**TASK:** From the entries below, tally how many lines contain "this" and report only that figure.

* begin DATASET *

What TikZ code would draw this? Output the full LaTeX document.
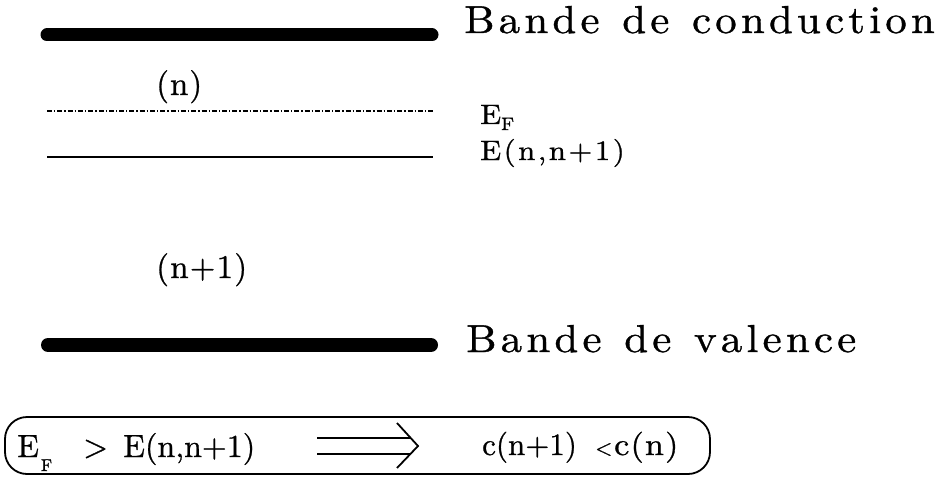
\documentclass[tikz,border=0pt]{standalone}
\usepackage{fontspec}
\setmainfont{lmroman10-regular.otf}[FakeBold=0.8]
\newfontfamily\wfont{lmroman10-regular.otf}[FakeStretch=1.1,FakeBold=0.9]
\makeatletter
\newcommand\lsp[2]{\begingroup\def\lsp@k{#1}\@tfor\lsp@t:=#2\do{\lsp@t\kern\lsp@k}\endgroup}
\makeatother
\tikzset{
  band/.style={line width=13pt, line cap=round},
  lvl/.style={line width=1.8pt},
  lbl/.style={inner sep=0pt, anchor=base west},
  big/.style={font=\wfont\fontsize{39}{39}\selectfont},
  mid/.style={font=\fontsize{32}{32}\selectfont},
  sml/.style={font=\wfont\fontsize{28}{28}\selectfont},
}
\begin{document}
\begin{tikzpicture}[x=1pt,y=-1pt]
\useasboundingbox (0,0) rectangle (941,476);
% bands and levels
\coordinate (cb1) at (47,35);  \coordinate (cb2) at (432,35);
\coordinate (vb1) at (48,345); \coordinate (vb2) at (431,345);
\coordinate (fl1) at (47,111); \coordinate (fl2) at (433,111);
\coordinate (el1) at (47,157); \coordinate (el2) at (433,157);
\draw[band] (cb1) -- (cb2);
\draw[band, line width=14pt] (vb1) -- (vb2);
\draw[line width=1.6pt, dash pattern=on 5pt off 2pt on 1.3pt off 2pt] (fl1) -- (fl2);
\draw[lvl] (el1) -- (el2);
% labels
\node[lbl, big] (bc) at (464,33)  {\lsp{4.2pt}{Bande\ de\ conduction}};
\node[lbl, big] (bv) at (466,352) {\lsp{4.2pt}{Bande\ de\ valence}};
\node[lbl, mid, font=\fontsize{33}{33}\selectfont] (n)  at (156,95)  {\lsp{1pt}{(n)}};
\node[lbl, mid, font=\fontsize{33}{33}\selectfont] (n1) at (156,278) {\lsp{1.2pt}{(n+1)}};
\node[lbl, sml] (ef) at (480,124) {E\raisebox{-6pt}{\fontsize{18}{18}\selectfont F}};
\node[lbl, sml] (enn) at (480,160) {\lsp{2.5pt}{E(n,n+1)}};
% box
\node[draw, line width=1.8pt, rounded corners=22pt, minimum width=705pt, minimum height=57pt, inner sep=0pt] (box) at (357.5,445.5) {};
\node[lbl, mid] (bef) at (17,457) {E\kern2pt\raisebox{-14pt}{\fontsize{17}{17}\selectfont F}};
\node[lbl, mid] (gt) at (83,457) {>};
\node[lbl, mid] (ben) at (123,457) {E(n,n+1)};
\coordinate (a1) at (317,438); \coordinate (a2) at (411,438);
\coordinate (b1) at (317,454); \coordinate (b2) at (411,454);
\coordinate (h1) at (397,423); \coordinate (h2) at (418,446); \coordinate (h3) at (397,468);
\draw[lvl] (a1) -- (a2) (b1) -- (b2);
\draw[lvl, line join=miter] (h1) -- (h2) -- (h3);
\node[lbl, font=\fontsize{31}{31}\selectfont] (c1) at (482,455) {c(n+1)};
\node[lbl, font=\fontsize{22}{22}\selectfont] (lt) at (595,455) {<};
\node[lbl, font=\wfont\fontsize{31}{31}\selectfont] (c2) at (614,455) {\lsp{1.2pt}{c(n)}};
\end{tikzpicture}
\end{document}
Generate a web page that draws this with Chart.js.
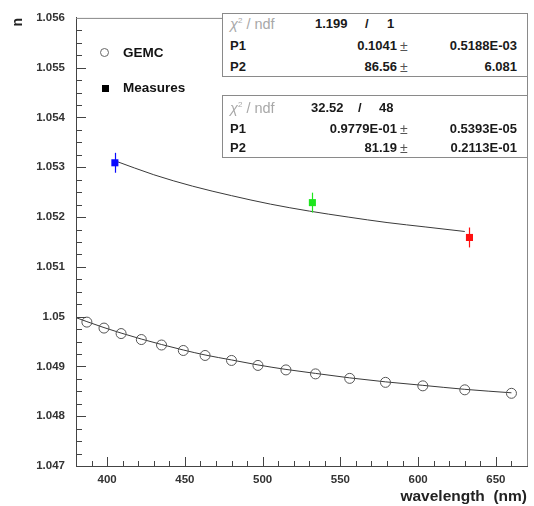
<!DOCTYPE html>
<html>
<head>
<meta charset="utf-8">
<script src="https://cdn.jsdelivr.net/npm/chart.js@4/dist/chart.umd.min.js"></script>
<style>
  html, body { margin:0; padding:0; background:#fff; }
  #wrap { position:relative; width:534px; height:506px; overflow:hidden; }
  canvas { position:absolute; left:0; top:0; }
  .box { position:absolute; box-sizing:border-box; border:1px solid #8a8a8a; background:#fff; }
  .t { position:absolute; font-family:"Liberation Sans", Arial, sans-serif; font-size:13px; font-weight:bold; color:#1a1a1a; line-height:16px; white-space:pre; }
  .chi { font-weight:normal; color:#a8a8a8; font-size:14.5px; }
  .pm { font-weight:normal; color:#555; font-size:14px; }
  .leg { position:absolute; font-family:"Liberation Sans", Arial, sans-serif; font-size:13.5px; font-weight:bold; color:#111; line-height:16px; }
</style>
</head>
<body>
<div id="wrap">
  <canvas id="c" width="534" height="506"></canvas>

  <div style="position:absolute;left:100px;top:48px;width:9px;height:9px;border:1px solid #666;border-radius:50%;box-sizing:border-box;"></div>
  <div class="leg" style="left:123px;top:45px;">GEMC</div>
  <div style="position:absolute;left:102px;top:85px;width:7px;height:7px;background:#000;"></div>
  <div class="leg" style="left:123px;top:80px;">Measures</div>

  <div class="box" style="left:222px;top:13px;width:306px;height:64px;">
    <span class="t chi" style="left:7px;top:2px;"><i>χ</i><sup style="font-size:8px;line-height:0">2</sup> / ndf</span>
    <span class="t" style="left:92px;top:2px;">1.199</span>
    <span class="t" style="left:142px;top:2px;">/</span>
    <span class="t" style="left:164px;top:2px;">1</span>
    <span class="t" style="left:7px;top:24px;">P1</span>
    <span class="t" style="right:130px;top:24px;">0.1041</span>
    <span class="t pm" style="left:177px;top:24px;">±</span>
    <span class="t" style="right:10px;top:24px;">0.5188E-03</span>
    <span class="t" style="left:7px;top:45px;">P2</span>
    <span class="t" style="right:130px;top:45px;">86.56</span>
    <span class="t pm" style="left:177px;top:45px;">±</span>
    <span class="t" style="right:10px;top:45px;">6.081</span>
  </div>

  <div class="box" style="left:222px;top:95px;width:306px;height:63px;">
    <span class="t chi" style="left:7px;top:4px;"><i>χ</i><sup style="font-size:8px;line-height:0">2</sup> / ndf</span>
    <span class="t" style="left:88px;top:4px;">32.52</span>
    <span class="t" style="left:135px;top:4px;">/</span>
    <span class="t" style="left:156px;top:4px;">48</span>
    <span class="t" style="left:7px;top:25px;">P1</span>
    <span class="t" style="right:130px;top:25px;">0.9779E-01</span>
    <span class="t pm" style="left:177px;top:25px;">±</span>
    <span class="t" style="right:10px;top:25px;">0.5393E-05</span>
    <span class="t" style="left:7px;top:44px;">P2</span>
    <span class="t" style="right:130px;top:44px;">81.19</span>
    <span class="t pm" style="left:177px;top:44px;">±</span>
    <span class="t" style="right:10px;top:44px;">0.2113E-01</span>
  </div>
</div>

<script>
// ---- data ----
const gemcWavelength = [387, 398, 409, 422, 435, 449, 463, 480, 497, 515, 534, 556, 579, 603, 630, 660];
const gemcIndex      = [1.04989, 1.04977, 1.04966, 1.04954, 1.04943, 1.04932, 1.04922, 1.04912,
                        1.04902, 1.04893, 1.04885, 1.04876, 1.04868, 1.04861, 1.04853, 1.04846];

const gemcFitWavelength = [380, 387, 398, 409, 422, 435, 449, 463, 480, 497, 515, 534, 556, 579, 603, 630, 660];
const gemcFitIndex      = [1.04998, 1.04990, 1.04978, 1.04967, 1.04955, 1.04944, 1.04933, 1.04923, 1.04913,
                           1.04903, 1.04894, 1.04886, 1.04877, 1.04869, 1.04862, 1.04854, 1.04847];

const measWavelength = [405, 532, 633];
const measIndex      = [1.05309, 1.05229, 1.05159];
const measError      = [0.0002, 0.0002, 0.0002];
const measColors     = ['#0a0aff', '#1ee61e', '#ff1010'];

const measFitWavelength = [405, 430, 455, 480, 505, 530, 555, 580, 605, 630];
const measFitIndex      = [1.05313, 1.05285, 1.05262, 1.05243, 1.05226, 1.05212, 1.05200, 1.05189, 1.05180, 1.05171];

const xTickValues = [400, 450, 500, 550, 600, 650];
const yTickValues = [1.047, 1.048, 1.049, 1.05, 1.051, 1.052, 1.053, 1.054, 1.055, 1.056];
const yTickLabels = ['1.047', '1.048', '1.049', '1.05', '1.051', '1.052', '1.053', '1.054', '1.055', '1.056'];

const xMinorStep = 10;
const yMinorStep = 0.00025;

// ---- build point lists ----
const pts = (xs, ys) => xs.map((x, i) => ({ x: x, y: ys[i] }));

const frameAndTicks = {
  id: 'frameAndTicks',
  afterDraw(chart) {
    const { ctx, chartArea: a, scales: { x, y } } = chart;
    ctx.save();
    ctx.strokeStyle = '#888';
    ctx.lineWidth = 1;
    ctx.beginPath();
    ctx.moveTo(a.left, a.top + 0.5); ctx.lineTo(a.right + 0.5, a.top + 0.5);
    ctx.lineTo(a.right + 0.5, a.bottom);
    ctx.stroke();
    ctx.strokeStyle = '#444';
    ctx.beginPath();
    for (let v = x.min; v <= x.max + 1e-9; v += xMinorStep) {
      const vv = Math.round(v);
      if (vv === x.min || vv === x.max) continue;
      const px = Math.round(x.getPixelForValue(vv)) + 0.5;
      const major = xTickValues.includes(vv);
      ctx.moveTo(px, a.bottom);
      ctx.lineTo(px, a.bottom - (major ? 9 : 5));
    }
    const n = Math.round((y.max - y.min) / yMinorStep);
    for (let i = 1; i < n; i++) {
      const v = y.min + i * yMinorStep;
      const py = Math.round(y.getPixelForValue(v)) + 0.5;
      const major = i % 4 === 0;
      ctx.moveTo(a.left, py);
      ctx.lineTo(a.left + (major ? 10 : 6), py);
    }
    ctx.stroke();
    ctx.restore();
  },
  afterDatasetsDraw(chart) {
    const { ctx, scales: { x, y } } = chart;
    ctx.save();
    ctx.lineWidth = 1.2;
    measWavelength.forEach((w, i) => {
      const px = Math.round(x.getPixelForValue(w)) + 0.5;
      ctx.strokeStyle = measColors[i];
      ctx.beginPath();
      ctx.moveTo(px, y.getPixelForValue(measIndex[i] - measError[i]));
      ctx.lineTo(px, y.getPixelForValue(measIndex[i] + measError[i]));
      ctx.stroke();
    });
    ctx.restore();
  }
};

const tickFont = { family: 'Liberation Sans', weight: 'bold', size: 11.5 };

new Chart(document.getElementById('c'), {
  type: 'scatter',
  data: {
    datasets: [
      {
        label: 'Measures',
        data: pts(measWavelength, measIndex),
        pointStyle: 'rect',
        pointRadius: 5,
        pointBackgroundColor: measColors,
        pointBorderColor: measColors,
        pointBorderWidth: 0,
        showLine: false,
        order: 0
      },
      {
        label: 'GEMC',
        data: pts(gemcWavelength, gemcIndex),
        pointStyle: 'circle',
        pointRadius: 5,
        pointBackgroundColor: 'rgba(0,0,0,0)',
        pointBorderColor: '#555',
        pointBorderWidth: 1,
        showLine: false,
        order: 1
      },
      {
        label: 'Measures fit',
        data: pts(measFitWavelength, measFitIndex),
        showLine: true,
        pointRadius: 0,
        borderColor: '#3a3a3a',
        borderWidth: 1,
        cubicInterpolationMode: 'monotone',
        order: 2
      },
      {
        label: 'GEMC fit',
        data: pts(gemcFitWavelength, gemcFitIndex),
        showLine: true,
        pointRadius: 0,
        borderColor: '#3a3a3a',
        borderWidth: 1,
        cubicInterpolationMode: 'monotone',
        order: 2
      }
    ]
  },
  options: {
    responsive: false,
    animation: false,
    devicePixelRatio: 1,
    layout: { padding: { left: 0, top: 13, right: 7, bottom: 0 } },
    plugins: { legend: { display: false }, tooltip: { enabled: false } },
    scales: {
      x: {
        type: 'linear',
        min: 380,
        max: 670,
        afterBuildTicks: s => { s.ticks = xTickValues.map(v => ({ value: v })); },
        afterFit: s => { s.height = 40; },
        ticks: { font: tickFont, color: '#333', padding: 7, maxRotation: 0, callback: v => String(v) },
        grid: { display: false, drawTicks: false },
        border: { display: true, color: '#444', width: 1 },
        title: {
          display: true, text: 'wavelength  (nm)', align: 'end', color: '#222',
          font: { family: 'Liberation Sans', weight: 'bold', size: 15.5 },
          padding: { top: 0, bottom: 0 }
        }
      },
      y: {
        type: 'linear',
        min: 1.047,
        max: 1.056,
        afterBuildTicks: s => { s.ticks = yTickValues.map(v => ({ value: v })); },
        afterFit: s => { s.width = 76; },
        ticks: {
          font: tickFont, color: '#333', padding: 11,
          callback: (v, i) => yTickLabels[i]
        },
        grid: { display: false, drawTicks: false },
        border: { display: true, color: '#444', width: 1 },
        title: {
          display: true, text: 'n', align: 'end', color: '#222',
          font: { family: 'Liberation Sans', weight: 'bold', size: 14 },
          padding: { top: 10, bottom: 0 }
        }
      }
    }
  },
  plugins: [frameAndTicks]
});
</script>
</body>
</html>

* end DATASET *

**RESULT OF THE EXERCISE:** 2